Sebi unveils regulatory framework for specialized investment funds


The Securities and Exchange Board of India (Sebi) has introduced a comprehensive regulatory framework for Specialized Investment Funds (SIFs), aimed at bridging the gap between mutual funds and Portfolio Management Services (PMS). The new regulations, effective from April 1st, mandate a minimum investment of Rs 10 lakh across all SIF strategies.  

This move by Sebi is designed to provide investors with greater portfolio flexibility while ensuring a level of investor protection. The Rs 10 lakh investment threshold, however, does not apply to accredited investors.  

Key Highlights of the New SIF Framework:

Minimum Investment: Investors must maintain a minimum investment of Rs 10 lakh. Systematic Investment Plans (SIPs), Systematic Withdrawal Plans (SWPs), and Systematic Transfer Plans (STPs) are permitted, but the total investment must remain above the threshold. If market fluctuations cause the investment value to fall below Rs 10 lakh, investors can only redeem the entire remaining amount.  

Investment Restrictions: Stringent rules are in place regarding debt security investments. An investment strategy under SIF shall not invest more than 20% of its NAV in debt and money market securities issued by a single issuer and rated AAA or 16% in securities rated AA or 12% in securities rated A and below. These instrument limits may be extended by up to 5% of the NAV of investment strategy with prior approval of trustees of MF and board of AMC. An investment strategy under the SIF shall not invest more than 25% of its NAV in debt and money market securities of a particular sector.

Eligibility Criteria: Registered mutual funds can establish SIFs if they meet specific criteria via two routes.

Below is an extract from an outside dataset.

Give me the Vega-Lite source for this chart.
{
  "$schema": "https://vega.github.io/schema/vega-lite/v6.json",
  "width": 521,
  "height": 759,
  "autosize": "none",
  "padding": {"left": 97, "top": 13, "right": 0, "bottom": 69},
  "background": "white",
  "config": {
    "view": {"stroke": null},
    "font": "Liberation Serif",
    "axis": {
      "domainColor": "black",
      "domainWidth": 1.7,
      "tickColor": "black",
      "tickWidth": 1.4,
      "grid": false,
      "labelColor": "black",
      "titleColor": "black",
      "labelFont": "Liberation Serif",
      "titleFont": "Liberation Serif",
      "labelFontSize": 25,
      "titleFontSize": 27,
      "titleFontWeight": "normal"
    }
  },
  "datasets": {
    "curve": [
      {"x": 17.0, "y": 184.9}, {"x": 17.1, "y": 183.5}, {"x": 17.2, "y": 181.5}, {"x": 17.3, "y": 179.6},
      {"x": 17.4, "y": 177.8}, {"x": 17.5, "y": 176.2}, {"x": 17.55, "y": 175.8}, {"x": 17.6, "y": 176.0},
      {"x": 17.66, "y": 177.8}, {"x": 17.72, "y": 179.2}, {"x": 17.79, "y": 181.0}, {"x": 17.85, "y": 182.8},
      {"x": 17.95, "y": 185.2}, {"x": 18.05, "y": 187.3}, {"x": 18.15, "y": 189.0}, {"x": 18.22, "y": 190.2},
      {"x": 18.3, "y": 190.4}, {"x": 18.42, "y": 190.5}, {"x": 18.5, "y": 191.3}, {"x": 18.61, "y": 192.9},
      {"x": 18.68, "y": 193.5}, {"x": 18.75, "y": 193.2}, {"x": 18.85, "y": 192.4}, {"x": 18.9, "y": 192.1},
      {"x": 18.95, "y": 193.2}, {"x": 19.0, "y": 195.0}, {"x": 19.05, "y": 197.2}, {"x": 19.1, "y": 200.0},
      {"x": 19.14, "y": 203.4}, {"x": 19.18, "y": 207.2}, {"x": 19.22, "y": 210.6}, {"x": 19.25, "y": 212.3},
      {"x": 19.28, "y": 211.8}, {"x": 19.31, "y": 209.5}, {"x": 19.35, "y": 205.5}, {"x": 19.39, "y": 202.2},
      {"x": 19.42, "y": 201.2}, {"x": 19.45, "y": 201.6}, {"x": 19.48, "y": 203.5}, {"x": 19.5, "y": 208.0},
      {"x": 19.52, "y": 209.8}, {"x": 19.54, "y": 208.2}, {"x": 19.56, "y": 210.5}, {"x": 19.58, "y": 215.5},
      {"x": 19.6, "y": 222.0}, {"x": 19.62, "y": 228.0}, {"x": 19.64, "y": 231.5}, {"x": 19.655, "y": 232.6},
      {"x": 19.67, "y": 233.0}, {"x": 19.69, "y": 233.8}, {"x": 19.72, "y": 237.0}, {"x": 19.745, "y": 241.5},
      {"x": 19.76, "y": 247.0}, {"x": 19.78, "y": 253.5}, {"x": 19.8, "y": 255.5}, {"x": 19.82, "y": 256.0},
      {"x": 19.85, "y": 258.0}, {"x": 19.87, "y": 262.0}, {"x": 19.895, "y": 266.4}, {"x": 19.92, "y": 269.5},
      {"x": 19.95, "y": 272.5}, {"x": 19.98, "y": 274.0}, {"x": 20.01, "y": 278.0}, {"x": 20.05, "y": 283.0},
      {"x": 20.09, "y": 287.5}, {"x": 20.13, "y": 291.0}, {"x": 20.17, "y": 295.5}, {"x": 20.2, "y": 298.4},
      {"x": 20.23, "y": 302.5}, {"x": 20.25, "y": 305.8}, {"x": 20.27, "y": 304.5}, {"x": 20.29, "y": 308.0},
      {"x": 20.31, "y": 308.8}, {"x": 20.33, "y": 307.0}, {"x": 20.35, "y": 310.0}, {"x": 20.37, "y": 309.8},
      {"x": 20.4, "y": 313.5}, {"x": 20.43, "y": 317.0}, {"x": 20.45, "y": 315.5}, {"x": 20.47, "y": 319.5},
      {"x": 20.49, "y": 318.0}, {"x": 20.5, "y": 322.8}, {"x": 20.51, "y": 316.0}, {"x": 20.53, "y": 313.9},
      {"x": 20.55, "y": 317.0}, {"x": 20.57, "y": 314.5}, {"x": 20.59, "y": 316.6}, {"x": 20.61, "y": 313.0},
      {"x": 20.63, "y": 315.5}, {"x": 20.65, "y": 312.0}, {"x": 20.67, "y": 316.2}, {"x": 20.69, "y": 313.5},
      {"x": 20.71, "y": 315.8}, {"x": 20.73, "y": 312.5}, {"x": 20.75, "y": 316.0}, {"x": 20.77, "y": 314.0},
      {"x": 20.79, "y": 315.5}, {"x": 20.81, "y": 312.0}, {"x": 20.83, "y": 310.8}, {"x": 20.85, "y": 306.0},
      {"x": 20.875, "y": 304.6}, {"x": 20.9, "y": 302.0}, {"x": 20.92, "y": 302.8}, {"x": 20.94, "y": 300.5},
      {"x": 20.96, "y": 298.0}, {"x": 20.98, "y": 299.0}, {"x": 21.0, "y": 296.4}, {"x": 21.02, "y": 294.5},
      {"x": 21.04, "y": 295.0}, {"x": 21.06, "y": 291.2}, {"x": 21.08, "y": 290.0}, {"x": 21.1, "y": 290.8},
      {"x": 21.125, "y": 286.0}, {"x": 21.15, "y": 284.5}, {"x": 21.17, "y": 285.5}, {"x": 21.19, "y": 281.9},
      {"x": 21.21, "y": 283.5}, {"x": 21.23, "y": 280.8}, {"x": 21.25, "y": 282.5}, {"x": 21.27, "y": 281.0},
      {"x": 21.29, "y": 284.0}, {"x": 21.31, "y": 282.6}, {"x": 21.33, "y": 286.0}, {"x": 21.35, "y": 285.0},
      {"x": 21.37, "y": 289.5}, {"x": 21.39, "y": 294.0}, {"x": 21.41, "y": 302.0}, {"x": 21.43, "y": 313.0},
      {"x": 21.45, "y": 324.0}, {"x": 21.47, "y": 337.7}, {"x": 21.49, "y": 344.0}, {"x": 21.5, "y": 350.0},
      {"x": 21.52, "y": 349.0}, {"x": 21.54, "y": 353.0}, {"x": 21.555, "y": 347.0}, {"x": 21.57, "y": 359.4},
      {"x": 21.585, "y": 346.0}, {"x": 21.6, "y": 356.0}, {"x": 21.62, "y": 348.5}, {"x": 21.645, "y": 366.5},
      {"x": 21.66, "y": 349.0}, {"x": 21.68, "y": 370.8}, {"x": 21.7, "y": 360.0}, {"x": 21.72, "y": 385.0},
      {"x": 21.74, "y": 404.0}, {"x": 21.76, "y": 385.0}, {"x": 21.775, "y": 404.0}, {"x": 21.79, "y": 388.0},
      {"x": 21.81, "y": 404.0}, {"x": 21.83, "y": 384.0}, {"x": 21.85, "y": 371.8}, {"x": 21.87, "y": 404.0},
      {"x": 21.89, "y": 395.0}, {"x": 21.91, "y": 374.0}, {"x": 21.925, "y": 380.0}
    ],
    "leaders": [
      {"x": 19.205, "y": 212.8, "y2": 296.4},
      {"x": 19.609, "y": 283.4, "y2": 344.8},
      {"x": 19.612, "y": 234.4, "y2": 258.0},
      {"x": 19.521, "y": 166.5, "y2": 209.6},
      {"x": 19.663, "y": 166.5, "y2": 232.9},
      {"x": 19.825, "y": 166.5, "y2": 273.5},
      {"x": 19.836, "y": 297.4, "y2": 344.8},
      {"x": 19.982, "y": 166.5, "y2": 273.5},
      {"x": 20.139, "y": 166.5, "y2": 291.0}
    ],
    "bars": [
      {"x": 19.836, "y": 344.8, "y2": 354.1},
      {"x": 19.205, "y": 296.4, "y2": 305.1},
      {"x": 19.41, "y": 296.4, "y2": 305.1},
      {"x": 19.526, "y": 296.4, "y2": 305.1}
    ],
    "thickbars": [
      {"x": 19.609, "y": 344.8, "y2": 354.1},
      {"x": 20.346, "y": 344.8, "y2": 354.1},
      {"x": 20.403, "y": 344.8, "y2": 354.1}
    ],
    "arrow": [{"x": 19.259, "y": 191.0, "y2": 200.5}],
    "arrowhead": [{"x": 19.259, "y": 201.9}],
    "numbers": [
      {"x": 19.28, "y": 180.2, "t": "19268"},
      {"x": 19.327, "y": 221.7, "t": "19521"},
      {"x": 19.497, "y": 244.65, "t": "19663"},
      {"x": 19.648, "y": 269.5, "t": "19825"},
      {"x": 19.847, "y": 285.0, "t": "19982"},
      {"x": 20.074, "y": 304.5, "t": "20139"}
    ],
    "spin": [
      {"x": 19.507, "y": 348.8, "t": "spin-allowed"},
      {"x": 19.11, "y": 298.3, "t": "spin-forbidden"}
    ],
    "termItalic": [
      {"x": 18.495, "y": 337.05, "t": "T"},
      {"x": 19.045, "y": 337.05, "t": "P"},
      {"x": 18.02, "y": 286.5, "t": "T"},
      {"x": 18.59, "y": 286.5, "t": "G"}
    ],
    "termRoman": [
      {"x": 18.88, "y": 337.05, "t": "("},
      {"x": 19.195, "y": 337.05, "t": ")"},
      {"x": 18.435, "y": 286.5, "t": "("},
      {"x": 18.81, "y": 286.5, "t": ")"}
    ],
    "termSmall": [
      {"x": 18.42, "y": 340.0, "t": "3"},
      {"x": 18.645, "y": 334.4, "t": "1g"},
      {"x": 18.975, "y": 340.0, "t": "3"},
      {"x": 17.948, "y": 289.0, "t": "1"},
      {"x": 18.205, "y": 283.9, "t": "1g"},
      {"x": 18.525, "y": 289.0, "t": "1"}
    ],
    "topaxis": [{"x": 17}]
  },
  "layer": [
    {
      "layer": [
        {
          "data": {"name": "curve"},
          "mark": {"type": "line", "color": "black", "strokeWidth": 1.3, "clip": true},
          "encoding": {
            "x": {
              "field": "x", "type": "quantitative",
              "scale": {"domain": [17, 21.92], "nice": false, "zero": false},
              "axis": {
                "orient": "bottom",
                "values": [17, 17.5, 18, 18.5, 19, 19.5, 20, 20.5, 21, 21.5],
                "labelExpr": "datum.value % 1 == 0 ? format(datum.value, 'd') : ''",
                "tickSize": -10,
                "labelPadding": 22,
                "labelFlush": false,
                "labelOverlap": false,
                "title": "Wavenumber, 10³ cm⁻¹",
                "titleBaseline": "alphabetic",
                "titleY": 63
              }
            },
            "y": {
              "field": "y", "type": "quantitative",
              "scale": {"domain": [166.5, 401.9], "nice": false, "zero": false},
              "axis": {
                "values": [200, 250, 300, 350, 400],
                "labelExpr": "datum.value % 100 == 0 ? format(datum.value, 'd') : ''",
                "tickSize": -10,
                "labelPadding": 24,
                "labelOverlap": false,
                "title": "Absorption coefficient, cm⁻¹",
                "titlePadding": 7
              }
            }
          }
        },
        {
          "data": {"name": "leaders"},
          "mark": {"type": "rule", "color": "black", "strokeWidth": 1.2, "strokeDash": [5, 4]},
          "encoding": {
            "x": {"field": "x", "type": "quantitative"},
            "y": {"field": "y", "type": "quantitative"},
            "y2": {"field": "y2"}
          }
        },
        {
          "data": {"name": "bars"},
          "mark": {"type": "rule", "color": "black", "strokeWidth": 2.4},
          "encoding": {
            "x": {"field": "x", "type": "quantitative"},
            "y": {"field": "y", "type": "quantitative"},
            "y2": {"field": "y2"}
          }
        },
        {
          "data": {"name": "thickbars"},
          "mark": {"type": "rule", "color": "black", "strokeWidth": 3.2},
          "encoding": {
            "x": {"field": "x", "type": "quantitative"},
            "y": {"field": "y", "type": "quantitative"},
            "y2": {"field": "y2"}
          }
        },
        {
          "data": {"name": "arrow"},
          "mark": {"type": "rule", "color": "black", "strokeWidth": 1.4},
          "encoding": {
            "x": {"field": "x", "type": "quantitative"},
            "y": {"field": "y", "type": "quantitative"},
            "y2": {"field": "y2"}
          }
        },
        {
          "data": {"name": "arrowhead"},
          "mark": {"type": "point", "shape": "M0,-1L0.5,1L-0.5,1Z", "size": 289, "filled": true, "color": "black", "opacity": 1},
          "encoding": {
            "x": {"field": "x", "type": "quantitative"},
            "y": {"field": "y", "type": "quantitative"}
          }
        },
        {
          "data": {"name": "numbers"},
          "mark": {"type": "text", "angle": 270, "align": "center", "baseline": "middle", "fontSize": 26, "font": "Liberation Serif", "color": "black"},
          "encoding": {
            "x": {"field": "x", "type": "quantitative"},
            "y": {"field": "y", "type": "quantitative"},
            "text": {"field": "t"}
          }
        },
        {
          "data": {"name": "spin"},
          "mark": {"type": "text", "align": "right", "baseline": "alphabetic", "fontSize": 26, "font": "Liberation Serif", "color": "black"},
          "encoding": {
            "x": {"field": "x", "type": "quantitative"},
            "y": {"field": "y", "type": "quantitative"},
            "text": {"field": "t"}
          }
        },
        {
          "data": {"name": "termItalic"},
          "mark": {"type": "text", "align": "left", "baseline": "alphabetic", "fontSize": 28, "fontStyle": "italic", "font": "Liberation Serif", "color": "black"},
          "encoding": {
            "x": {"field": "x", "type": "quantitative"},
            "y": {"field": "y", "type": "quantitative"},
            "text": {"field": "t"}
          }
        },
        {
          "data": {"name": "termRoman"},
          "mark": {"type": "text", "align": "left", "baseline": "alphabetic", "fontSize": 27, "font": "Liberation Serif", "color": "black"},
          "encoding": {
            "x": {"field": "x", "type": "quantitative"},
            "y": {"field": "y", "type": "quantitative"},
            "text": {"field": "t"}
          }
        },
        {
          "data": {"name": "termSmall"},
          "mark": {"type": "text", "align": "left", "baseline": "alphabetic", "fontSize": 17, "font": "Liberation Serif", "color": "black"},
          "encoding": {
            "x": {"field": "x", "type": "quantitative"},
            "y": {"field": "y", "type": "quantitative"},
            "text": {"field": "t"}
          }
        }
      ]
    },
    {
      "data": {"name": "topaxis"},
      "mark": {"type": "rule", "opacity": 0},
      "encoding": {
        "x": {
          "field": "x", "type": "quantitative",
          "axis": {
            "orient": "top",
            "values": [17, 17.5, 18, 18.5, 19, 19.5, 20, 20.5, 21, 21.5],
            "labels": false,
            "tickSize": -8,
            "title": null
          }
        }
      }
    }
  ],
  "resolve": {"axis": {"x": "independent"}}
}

Route 1 requires a minimum of three years of operation with an average Asset Under Management (AUM) of Rs 10,000 crore. Route 2 allows funds to qualify by hiring a Chief Investment Officer (CIO) with atleast ten years of experience and an additional fund manager of of at least 3 years experience. Both routes require a clean regulatory track record.  

Derivatives and Redemptions: SIFs can utilize up to 25% exposure in derivatives for non-hedging purposes. Funds can have varying subscription and redemption frequencies, with a maximum 15-day notice period for redemptions. Closed-ended and interval funds must be listed on stock exchanges.

Risk Management and Transparency: Funds with non-daily redemptions will be classified as "Interval Investment Strategies." A single-tier benchmark system will be implemented. Risk levels are categorized into five bands and will be reviewed monthly. Only certified distributors are authorized to sell SIFs. Stringent disclosure requirements, including portfolio details, liquidity risks, and scenario analysis, have been mandated. Advertisements must carry a standard risk disclaimer.  

Sebi's new framework is expected to enhance transparency and investor protection in the specialized investment fund space, while providing greater flexibility for sophisticated investors.